When people have this kind of wraparound support, they have greater success in becoming and staying self-sufficient. But all the support will not help if affordable housing does not exist.
Because of the 10-year plan, there is a growing effort to add more affordable housing in our county. But we absolutely need the public and political will to move it forward. We need the public to demand affordable housing. We need incentives for developers to build it. And we need communities to embrace these developments and the progress they reflect.
We need more political funding. Already, King County and Washington have begun two changes that allocate new money to affordable housing.
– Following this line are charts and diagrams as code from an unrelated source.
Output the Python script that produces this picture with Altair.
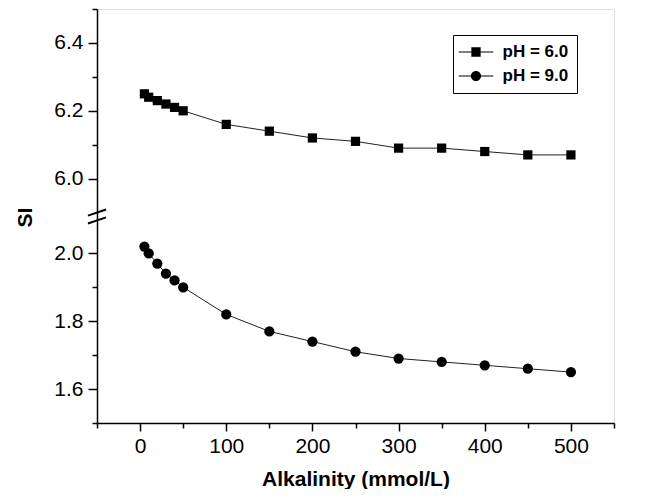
import altair as alt
import pandas as pd

# ---- data ----
alkalinity = [5, 10, 20, 30, 40, 50, 100, 150, 200, 250, 300, 350, 400, 450, 500]
si_ph6 = [6.25, 6.24, 6.23, 6.22, 6.21, 6.20, 6.16, 6.14, 6.12, 6.11, 6.09, 6.09, 6.08, 6.07, 6.07]
si_ph9 = [2.02, 2.00, 1.97, 1.94, 1.92, 1.90, 1.82, 1.77, 1.74, 1.71, 1.69, 1.68, 1.67, 1.66, 1.65]
series_names = ["pH = 6.0", "pH = 9.0"]

# broken axis: upper segment 5.9–6.5 is shifted down to sit just above 1.5–2.1
SHIFT = 3.78
x_major = [0, 100, 200, 300, 400, 500]
x_minor = [-50, 50, 150, 250, 350, 450, 550]
y_major_lower = [1.6, 1.8, 2.0]
y_major_upper = [6.0, 6.2, 6.4]
y_minor_lower = [1.5, 1.7, 1.9]
y_minor_upper = [6.1, 6.3, 6.5]

y_major = y_major_lower + [round(v - SHIFT, 4) for v in y_major_upper]
y_minor = y_minor_lower + [round(v - SHIFT, 4) for v in y_minor_upper]

rows = []
for a, v in zip(alkalinity, si_ph6):
    rows.append({"alk": a, "SI": v, "series": series_names[0]})
for a, v in zip(alkalinity, si_ph9):
    rows.append({"alk": a, "SI": v, "series": series_names[1]})
df = pd.DataFrame(rows)

# break marks ("//") on the y axis, in data units
break_df = pd.DataFrame({
    "x1": [-60.5, -60.5], "x2": [-39.5, -39.5],
    "y1": [2.111, 2.088], "y2": [2.129, 2.106],
})

FONT = "Liberation Sans"
xscale = alt.Scale(domain=[-50, 550], nice=False, zero=False)
yscale = alt.Scale(domain=[1.5, 2.72], nice=False, zero=False)

label_expr = ("datum.value > 2.11 ? format(datum.value + %s, '.1f') : format(datum.value, '.1f')" % SHIFT)

x_major_axis = alt.Axis(orient="bottom", values=x_major, tickSize=8, tickWidth=1.5, domainWidth=1.5,
                        domainColor="black", tickColor="black", labelFont=FONT,
                        labelFontSize=21, labelColor="black", labelPadding=4,
                        grid=False, title="Alkalinity (mmol/L)", titleFont=FONT,
                        titleFontSize=21, titleFontWeight="bold", titleColor="black",
                        titleY=56, titleBaseline="middle", labelFlush=False)
y_major_axis = alt.Axis(orient="left", values=y_major, tickSize=9, tickWidth=1.5, domainWidth=1.5,
                        domainColor="black", tickColor="black", labelFont=FONT,
                        labelFontSize=21, labelColor="black", labelPadding=5,
                        labelExpr=label_expr, grid=False, title="SI", titleFont=FONT,
                        titleFontSize=21, titleFontWeight="bold", titleColor="black",
                        titleX=-72, titleY=208, titleBaseline="middle", titleAngle=270,
                        labelFlush=False)
x_minor_axis = alt.Axis(orient="bottom", values=x_minor, tickSize=5, tickWidth=1.5, domain=False,
                        tickColor="black", labels=False, grid=False, title=None)
y_minor_axis = alt.Axis(orient="left", values=y_minor, tickSize=5, tickWidth=1.5, domain=False,
                        tickColor="black", labels=False, grid=False, title=None)

base = alt.Chart(df).transform_calculate(
    yp="datum.SI > 4 ? datum.SI - %s : datum.SI" % SHIFT
)

line = base.mark_line(color="#222222", strokeWidth=1).encode(
    x=alt.X("alk:Q", scale=xscale, axis=x_major_axis),
    y=alt.Y("yp:Q", scale=yscale, axis=y_major_axis),
    detail="series:N",
)

points = base.mark_point(filled=True, opacity=1, color="black").encode(
    x=alt.X("alk:Q", scale=xscale, axis=None),
    y=alt.Y("yp:Q", scale=yscale, axis=None),
    shape=alt.Shape("series:N", scale=alt.Scale(domain=series_names, range=["square", "circle"]), legend=None),
    size=alt.Size("series:N", scale=alt.Scale(domain=series_names, range=[85, 105]), legend=None),
)

# legend symbols "—■—" / "—●—" built only from filled shapes
seg = "M-2.3,-0.07H-0.62V0.07H-2.3ZM0.62,-0.07H2.3V0.07H0.62Z"
sq_path = seg + "M-0.62,-0.62H0.62V0.62H-0.62Z"
ci_path = seg + "M0.68,0A0.68,0.68,0,1,1,-0.68,0A0.68,0.68,0,1,1,0.68,0Z"

legend_layer = base.mark_point(filled=True, opacity=0, color="black").encode(
    x=alt.X("alk:Q", scale=xscale, axis=x_minor_axis),
    y=alt.Y("yp:Q", scale=yscale, axis=y_minor_axis),
    shape=alt.Shape(
        "series:N",
        scale=alt.Scale(domain=series_names, range=[sq_path, ci_path]),
        legend=alt.Legend(
            title=None, orient="none", legendX=356, legendY=26,
            symbolSize=225, symbolFillColor="black", symbolStrokeColor="black",
            symbolStrokeWidth=0, symbolOpacity=1, symbolOffset=6,
            labelFont=FONT, labelFontSize=17, labelFontWeight="bold",
            labelColor="black", labelOffset=18, rowPadding=6, padding=8.5,
            strokeColor="black", fillColor="white",
        ),
    ),
)

breaks = alt.Chart(break_df).mark_rule(color="black", strokeWidth=2).encode(
    x=alt.X("x1:Q", scale=xscale, axis=None),
    x2="x2:Q",
    y=alt.Y("y1:Q", scale=yscale, axis=None),
    y2="y2:Q",
)

chart = alt.layer(line, points, legend_layer, breaks).resolve_scale(
    shape="independent", size="independent"
).resolve_axis(
    x="independent", y="independent"
).properties(
    width=517, height=414,
    padding={"left": 89, "top": 1, "right": 40, "bottom": 66},
    autosize=alt.AutoSizeParams(type="none"),
).configure_view(stroke=None).configure(background="white")

chart.save("out.html", embed_options={"renderer": "svg", "actions": False})
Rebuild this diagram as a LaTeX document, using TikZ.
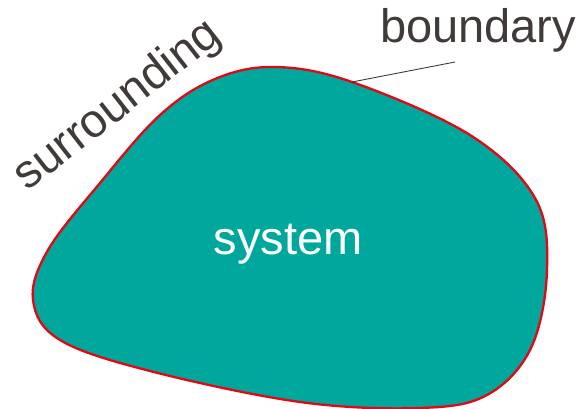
\documentclass[tikz,border=0pt]{standalone}
\usepackage{fontspec}
\setmainfont{Liberation Sans}
\usepackage{xcolor}
\usepackage{tikz}
\usetikzlibrary{calc}
\definecolor{sysfill}{RGB}{0,167,157}
\definecolor{bndred}{RGB}{227,6,19}
\definecolor{txtgray}{RGB}{64,58,56}
\tikzset{
	label text/.style={text=txtgray, inner sep=0pt, font=\fontsize{47}{51}\selectfont},
}

\begin{document}
\begin{tikzpicture}[x=1pt, y=-1pt]
	
	\useasboundingbox (0,0) rectangle (582,409);
	
	% Sistema
	\filldraw[fill=sysfill, draw=bndred, line width=2.3pt]
	plot[smooth cycle, tension=0.6] coordinates {
		(275,67) (352,82) (470,135) (535,198) (547,270) (531,348)
		(487,395) (420,408) (300,402) (150,371) (60,340) (33,300)
		(48,250) (100,183) (160,115) (215,79)
	};
	
	\node[label text, text=white, anchor=base] (sys) at (288,255) {system};
	
	%% Etichette
	\node[label text, anchor=center, rotate=38] (surr) at (118,106) {surrounding};
	\node[label text, anchor=base west] (bound) at (380,43) {boundary};
	
	\coordinate[](bnd) at (352,82);
	\coordinate[](tip) at (455,62);
	\draw[line width=0.9pt, txtgray] (bnd) -- (tip);
	
\end{tikzpicture}
\end{document}
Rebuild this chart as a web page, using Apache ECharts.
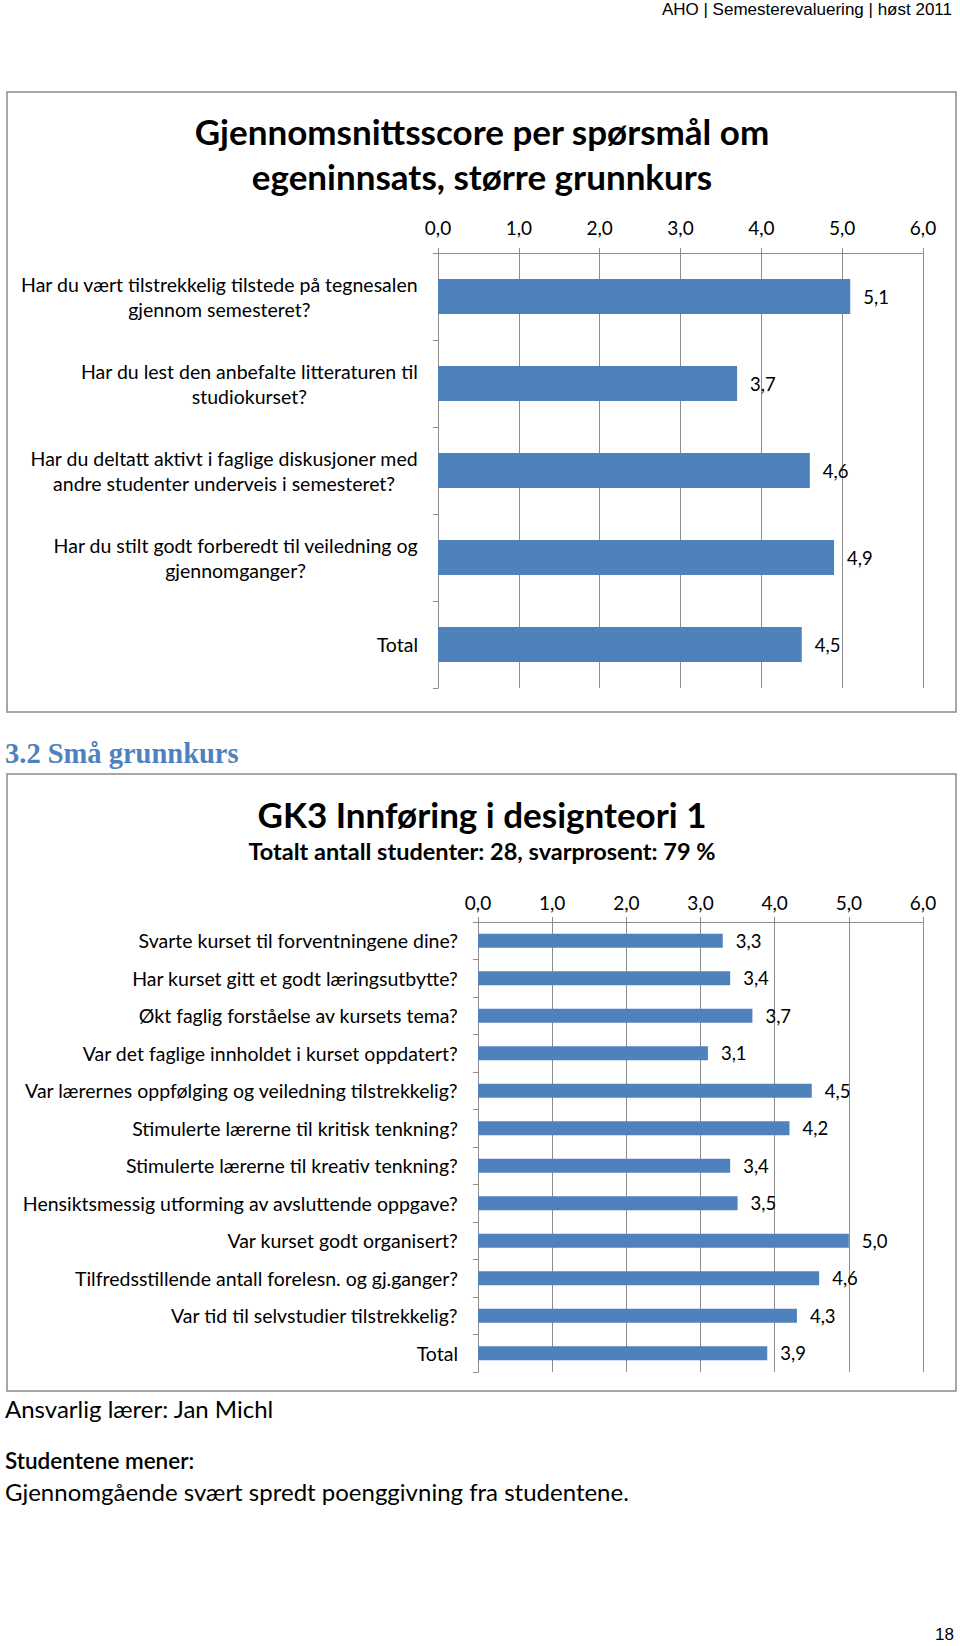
<!DOCTYPE html>
<html><head><meta charset="utf-8">
<script src="https://cdn.jsdelivr.net/npm/echarts@6/dist/echarts.min.js"></script>
<style>html,body{margin:0;padding:0;background:#fff}#c{width:960px;height:1646px}</style>
</head><body><div id="c"></div>
<script>
// ---- data ----
const valueTicks = [0, 1, 2, 3, 4, 5, 6];
const cats1 = [
  "Har du vært tilstrekkelig tilstede på tegnesalen\ngjennom semesteret?",
  "Har du lest den anbefalte litteraturen til\nstudiokurset?",
  "Har du deltatt aktivt i faglige diskusjoner med\nandre studenter underveis i semesteret?",
  "Har du stilt godt forberedt til veiledning og\ngjennomganger?",
  "Total"
];
const vals1 = [5.1, 3.7, 4.6, 4.9, 4.5];
const cats2 = [
  "Svarte kurset til forventningene dine?",
  "Har kurset gitt et godt læringsutbytte?",
  "Økt faglig forståelse av kursets tema?",
  "Var det faglige innholdet i kurset oppdatert?",
  "Var lærernes oppfølging og veiledning tilstrekkelig?",
  "Stimulerte lærerne til kritisk tenkning?",
  "Stimulerte lærerne til kreativ tenkning?",
  "Hensiktsmessig utforming av avsluttende oppgave?",
  "Var kurset godt organisert?",
  "Tilfredsstillende antall forelesn. og gj.ganger?",
  "Var tid til selvstudier tilstrekkelig?",
  "Total"
];
const vals2 = [3.3, 3.4, 3.7, 3.1, 4.5, 4.2, 3.4, 3.5, 5.0, 4.6, 4.3, 3.9];
const title1 = "Gjennomsnittsscore per spørsmål om\negeninnsats, større grunnkurs";
const title2 = "GK3 Innføring i designteori 1";
const subtitle2 = "Totalt antall studenter: 28, svarprosent: 79 %";

// ---- style ----
const F = "Lato, 'Noto Sans', sans-serif";
const BLUE = "#4F81BD";
const GRID = "#8c8c8c";
const fmt = v => Number(v).toFixed(1).replace('.', ',');

const chart = echarts.init(document.getElementById('c'), null, {renderer: 'svg'});

function xAxisCfg(gi, margin) {
  return {
    gridIndex: gi, type: 'value', position: 'top',
    min: valueTicks[0], max: valueTicks[valueTicks.length - 1], interval: 1,
    axisLine: {show: true, lineStyle: {color: GRID, width: 1}},
    axisTick: {show: true, length: 5, lineStyle: {color: GRID}},
    splitLine: {show: true, lineStyle: {color: GRID, width: 1}},
    axisLabel: {formatter: fmt, fontFamily: F, fontSize: 19, color: '#000', margin: margin}
  };
}
function yAxisCfg(gi, cats, lh) {
  return {
    gridIndex: gi, type: 'category', data: cats, inverse: true,
    axisLine: {show: true, lineStyle: {color: GRID, width: 1}},
    axisTick: {show: true, length: 5, lineStyle: {color: GRID}},
    splitLine: {show: false},
    axisLabel: {
      margin: 20, color: '#000',
      formatter: v => v.split('\n').map(l => '{c|' + l + '}').join('\n'),
      rich: {c: {align: 'center', fontFamily: F, fontSize: 19.5, color: '#000', lineHeight: lh}}
    }
  };
}
function barSeries(idx, vals, bw) {
  return {
    type: 'bar', xAxisIndex: idx, yAxisIndex: idx, data: vals, barWidth: bw,
    itemStyle: {color: BLUE},
    label: {show: true, position: 'right', distance: 13, formatter: p => fmt(p.value),
      fontFamily: F, fontSize: 18.5, color: '#000'},
    animation: false
  };
}

chart.setOption({
  animation: false,
  grid: [
    {left: 438, top: 253, width: 485, height: 435},
    {left: 478, top: 922, width: 445, height: 450}
  ],
  xAxis: [xAxisCfg(0, 16), xAxisCfg(1, 10)],
  yAxis: [yAxisCfg(0, cats1, 25), yAxisCfg(1, cats2, 22)],
  series: [barSeries(0, vals1, '40%'), barSeries(1, vals2, '37%')],
  graphic: [
    {type: 'text', right: 8, top: 1, style: {text: 'AHO | Semesterevaluering | høst 2011',
      font: "17px 'Liberation Sans', Arial, sans-serif", fill: '#000'}},
    {type: 'rect', shape: {x: 7, y: 92, width: 949, height: 620}, style: {fill: 'none', stroke: '#8a8a8a', lineWidth: 1.5}, z: -1},
    {type: 'text', x: 482, y: 153, style: {text: title1, align: 'center', verticalAlign: 'middle',
      font: "bold 35px " + F, lineHeight: 45, fill: '#000'}},
    {type: 'text', x: 5, y: 753, style: {text: '3.2 Små grunnkurs', align: 'left', verticalAlign: 'middle',
      font: "bold 28.5px 'Liberation Serif', 'DejaVu Serif', serif", fill: BLUE}},
    {type: 'rect', shape: {x: 7, y: 774, width: 949, height: 617}, style: {fill: 'none', stroke: '#8a8a8a', lineWidth: 1.5}, z: -1},
    {type: 'text', x: 482, y: 814, style: {text: title2, align: 'center', verticalAlign: 'middle',
      font: "bold 35px " + F, fill: '#000'}},
    {type: 'text', x: 482, y: 851, style: {text: subtitle2, align: 'center', verticalAlign: 'middle',
      font: "bold 23.5px " + F, fill: '#000'}},
    {type: 'text', x: 5, y: 1408, style: {text: 'Ansvarlig lærer: Jan Michl', align: 'left', verticalAlign: 'middle',
      font: "400 24px " + F, fill: '#000'}},
    {type: 'text', x: 5, y: 1460, style: {text: 'Studentene mener:', align: 'left', verticalAlign: 'middle',
      font: "600 22.5px " + F, fill: '#000'}},
    {type: 'text', x: 5, y: 1491, style: {text: 'Gjennomgående svært spredt poenggivning fra studentene.', align: 'left', verticalAlign: 'middle',
      font: "400 24px " + F, fill: '#000'}},
    {type: 'text', right: 6, top: 1626, style: {text: '18', font: "17px 'Liberation Sans', Arial, sans-serif", fill: '#000'}}
  ]
});
</script></body></html>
Passed by King County voters in 2005, the Veteran and Human Services levy is a six-year property tax that dedicates approximately $6 million a year for human-services support, including the development of affordable housing. Additionally, the state's Homeless Housing and Assistance Act, also passed in 2005, dedicates an estimated $12 million annually for housing and services for homeless persons.
It's a great beginning, but more is needed. In this season of cold and rainy nights, you can pledge to make a positive difference in the fight to end homelessness. Become informed on the issue and be an advocate. Persuade our elected officials that we can and must end homelessness.
Dini Duclos is CEO of Multi-Service Center, an independent nonprofit agency with offices in Federal Way and Kent. The agency serves 43,000 people in South King County.